Nothing in the data should change when you return it, but leave the pictures out.

***

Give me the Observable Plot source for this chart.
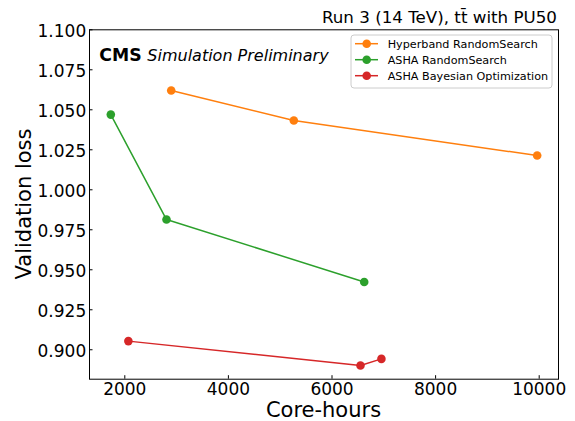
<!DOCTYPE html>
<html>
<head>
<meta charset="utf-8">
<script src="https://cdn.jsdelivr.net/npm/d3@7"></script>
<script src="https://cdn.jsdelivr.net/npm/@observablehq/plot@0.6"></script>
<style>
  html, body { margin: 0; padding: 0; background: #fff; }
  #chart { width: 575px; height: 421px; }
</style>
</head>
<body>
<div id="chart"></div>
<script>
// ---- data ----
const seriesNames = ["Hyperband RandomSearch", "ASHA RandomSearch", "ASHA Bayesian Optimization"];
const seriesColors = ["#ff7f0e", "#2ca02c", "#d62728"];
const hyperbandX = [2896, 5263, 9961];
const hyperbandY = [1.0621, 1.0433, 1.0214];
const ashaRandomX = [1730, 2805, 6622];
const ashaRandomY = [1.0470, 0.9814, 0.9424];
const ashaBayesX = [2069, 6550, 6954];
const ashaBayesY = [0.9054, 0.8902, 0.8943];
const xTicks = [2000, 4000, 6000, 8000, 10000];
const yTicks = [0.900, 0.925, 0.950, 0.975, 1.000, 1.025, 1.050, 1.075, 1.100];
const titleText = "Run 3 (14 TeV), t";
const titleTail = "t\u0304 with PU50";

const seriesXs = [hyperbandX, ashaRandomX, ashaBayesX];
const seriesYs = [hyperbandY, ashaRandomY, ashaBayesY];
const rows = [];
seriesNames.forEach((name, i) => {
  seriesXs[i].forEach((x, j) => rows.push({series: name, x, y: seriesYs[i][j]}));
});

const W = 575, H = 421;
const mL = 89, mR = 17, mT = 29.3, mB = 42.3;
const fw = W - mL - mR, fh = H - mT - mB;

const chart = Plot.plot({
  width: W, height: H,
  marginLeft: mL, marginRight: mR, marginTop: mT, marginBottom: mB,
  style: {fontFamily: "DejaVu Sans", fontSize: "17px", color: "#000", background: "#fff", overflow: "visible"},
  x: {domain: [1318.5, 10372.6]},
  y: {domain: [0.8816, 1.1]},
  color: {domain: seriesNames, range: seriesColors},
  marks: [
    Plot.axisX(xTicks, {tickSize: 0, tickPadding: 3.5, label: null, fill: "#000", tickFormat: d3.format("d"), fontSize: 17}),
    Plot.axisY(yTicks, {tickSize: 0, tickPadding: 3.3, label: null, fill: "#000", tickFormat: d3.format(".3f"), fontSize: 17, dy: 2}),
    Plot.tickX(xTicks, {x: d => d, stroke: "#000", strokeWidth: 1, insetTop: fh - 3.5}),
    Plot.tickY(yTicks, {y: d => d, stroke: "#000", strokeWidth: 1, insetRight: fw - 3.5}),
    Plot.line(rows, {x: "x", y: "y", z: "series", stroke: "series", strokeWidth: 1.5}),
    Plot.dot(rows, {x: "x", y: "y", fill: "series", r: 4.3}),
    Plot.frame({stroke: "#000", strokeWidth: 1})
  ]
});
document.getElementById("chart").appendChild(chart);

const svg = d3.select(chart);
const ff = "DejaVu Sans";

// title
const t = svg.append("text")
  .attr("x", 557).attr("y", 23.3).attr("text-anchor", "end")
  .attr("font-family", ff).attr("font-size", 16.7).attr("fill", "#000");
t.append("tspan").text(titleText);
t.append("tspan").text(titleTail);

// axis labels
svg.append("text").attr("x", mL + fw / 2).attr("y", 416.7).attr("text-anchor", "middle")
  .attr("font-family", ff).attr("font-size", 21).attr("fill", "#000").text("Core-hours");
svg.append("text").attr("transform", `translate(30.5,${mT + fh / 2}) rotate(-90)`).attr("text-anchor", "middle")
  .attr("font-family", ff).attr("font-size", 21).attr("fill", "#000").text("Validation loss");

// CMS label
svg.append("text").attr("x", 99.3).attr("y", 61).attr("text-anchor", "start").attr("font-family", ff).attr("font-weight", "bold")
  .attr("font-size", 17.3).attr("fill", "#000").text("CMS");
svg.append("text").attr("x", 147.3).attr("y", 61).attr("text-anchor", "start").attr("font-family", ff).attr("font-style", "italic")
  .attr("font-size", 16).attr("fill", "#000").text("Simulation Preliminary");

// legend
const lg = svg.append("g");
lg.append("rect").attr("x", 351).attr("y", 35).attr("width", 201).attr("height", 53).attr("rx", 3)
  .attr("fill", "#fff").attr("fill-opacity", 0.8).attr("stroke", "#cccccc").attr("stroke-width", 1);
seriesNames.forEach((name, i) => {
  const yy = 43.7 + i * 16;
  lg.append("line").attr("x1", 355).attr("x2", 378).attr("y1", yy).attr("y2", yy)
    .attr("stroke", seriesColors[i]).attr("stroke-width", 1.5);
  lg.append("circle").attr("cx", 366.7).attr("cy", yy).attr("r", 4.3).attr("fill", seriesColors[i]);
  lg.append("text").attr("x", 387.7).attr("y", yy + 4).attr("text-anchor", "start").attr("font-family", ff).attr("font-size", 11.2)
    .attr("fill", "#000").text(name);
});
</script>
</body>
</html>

***

Written answer.
Give me the Observable Plot source for this chart.
<!DOCTYPE html>
<html>
<head>
<meta charset="utf-8">
<script src="https://cdn.jsdelivr.net/npm/d3@7"></script>
<script src="https://cdn.jsdelivr.net/npm/@observablehq/plot@0.6"></script>
<style>
  html, body { margin: 0; padding: 0; background: #fff; }
  #chart { width: 575px; height: 421px; }
</style>
</head>
<body>
<div id="chart"></div>
<script>
// ---- data ----
const seriesNames = ["Hyperband RandomSearch", "ASHA RandomSearch", "ASHA Bayesian Optimization"];
const seriesColors = ["#ff7f0e", "#2ca02c", "#d62728"];
const hyperbandX = [2896, 5263, 9961];
const hyperbandY = [1.0621, 1.0433, 1.0214];
const ashaRandomX = [1730, 2805, 6622];
const ashaRandomY = [1.0470, 0.9814, 0.9424];
const ashaBayesX = [2069, 6550, 6954];
const ashaBayesY = [0.9054, 0.8902, 0.8943];
const xTicks = [2000, 4000, 6000, 8000, 10000];
const yTicks = [0.900, 0.925, 0.950, 0.975, 1.000, 1.025, 1.050, 1.075, 1.100];
const titleText = "Run 3 (14 TeV), t";
const titleTail = "t\u0304 with PU50";

const seriesXs = [hyperbandX, ashaRandomX, ashaBayesX];
const seriesYs = [hyperbandY, ashaRandomY, ashaBayesY];
const rows = [];
seriesNames.forEach((name, i) => {
  seriesXs[i].forEach((x, j) => rows.push({series: name, x, y: seriesYs[i][j]}));
});

const W = 575, H = 421;
const mL = 89, mR = 17, mT = 29.3, mB = 42.3;
const fw = W - mL - mR, fh = H - mT - mB;

const chart = Plot.plot({
  width: W, height: H,
  marginLeft: mL, marginRight: mR, marginTop: mT, marginBottom: mB,
  style: {fontFamily: "DejaVu Sans", fontSize: "17px", color: "#000", background: "#fff", overflow: "visible"},
  x: {domain: [1318.5, 10372.6]},
  y: {domain: [0.8816, 1.1]},
  color: {domain: seriesNames, range: seriesColors},
  marks: [
    Plot.axisX(xTicks, {tickSize: 0, tickPadding: 3.5, label: null, fill: "#000", tickFormat: d3.format("d"), fontSize: 17}),
    Plot.axisY(yTicks, {tickSize: 0, tickPadding: 3.3, label: null, fill: "#000", tickFormat: d3.format(".3f"), fontSize: 17, dy: 2}),
    Plot.tickX(xTicks, {x: d => d, stroke: "#000", strokeWidth: 1, insetTop: fh - 3.5}),
    Plot.tickY(yTicks, {y: d => d, stroke: "#000", strokeWidth: 1, insetRight: fw - 3.5}),
    Plot.line(rows, {x: "x", y: "y", z: "series", stroke: "series", strokeWidth: 1.5}),
    Plot.dot(rows, {x: "x", y: "y", fill: "series", r: 4.3}),
    Plot.frame({stroke: "#000", strokeWidth: 1})
  ]
});
document.getElementById("chart").appendChild(chart);

const svg = d3.select(chart);
const ff = "DejaVu Sans";

// title
const t = svg.append("text")
  .attr("x", 557).attr("y", 23.3).attr("text-anchor", "end")
  .attr("font-family", ff).attr("font-size", 16.7).attr("fill", "#000");
t.append("tspan").text(titleText);
t.append("tspan").text(titleTail);

// axis labels
svg.append("text").attr("x", mL + fw / 2).attr("y", 416.7).attr("text-anchor", "middle")
  .attr("font-family", ff).attr("font-size", 21).attr("fill", "#000").text("Core-hours");
svg.append("text").attr("transform", `translate(30.5,${mT + fh / 2}) rotate(-90)`).attr("text-anchor", "middle")
  .attr("font-family", ff).attr("font-size", 21).attr("fill", "#000").text("Validation loss");

// CMS label
svg.append("text").attr("x", 99.3).attr("y", 61).attr("text-anchor", "start").attr("font-family", ff).attr("font-weight", "bold")
  .attr("font-size", 17.3).attr("fill", "#000").text("CMS");
svg.append("text").attr("x", 147.3).attr("y", 61).attr("text-anchor", "start").attr("font-family", ff).attr("font-style", "italic")
  .attr("font-size", 16).attr("fill", "#000").text("Simulation Preliminary");

// legend
const lg = svg.append("g");
lg.append("rect").attr("x", 351).attr("y", 35).attr("width", 201).attr("height", 53).attr("rx", 3)
  .attr("fill", "#fff").attr("fill-opacity", 0.8).attr("stroke", "#cccccc").attr("stroke-width", 1);
seriesNames.forEach((name, i) => {
  const yy = 43.7 + i * 16;
  lg.append("line").attr("x1", 355).attr("x2", 378).attr("y1", yy).attr("y2", yy)
    .attr("stroke", seriesColors[i]).attr("stroke-width", 1.5);
  lg.append("circle").attr("cx", 366.7).attr("cy", yy).attr("r", 4.3).attr("fill", seriesColors[i]);
  lg.append("text").attr("x", 387.7).attr("y", yy + 4).attr("text-anchor", "start").attr("font-family", ff).attr("font-size", 11.2)
    .attr("fill", "#000").text(name);
});
</script>
</body>
</html>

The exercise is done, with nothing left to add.